* GIVEN PROBLEM:
Without the images, write out the whole listing exactly.

— start of GIVEN INFORMATION —

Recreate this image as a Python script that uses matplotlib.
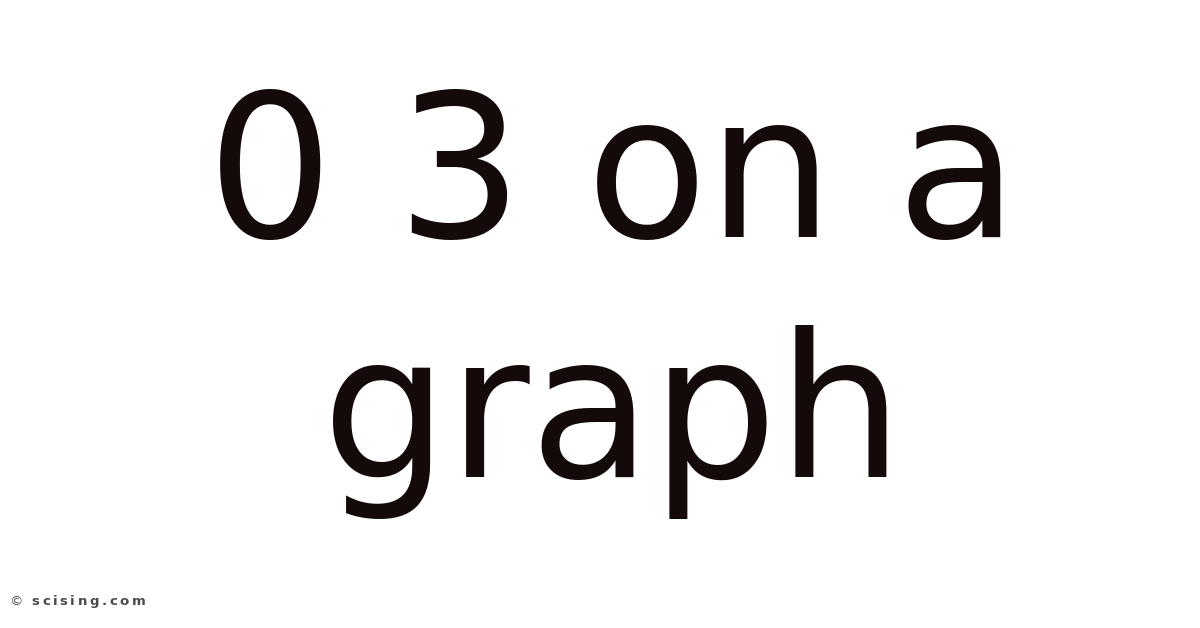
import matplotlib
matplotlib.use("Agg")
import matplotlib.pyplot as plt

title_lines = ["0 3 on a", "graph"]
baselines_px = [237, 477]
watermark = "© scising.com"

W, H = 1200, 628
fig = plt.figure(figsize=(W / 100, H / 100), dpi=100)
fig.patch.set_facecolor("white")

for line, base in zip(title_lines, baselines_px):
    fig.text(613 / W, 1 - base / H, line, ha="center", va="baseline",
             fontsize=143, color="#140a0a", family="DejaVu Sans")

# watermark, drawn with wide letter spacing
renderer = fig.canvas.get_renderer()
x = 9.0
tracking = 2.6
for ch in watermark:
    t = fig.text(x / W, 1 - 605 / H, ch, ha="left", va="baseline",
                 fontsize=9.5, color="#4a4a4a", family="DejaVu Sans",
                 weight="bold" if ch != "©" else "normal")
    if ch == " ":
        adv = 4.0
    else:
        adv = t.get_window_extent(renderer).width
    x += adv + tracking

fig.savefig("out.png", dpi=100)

— end of GIVEN INFORMATION —

* RESPONSE TO THIS TASK:
Recreate this image as a Python script that uses matplotlib.
import matplotlib
matplotlib.use("Agg")
import matplotlib.pyplot as plt

title_lines = ["0 3 on a", "graph"]
baselines_px = [237, 477]
watermark = "© scising.com"

W, H = 1200, 628
fig = plt.figure(figsize=(W / 100, H / 100), dpi=100)
fig.patch.set_facecolor("white")

for line, base in zip(title_lines, baselines_px):
    fig.text(613 / W, 1 - base / H, line, ha="center", va="baseline",
             fontsize=143, color="#140a0a", family="DejaVu Sans")

# watermark, drawn with wide letter spacing
renderer = fig.canvas.get_renderer()
x = 9.0
tracking = 2.6
for ch in watermark:
    t = fig.text(x / W, 1 - 605 / H, ch, ha="left", va="baseline",
                 fontsize=9.5, color="#4a4a4a", family="DejaVu Sans",
                 weight="bold" if ch != "©" else "normal")
    if ch == " ":
        adv = 4.0
    else:
        adv = t.get_window_extent(renderer).width
    x += adv + tracking

fig.savefig("out.png", dpi=100)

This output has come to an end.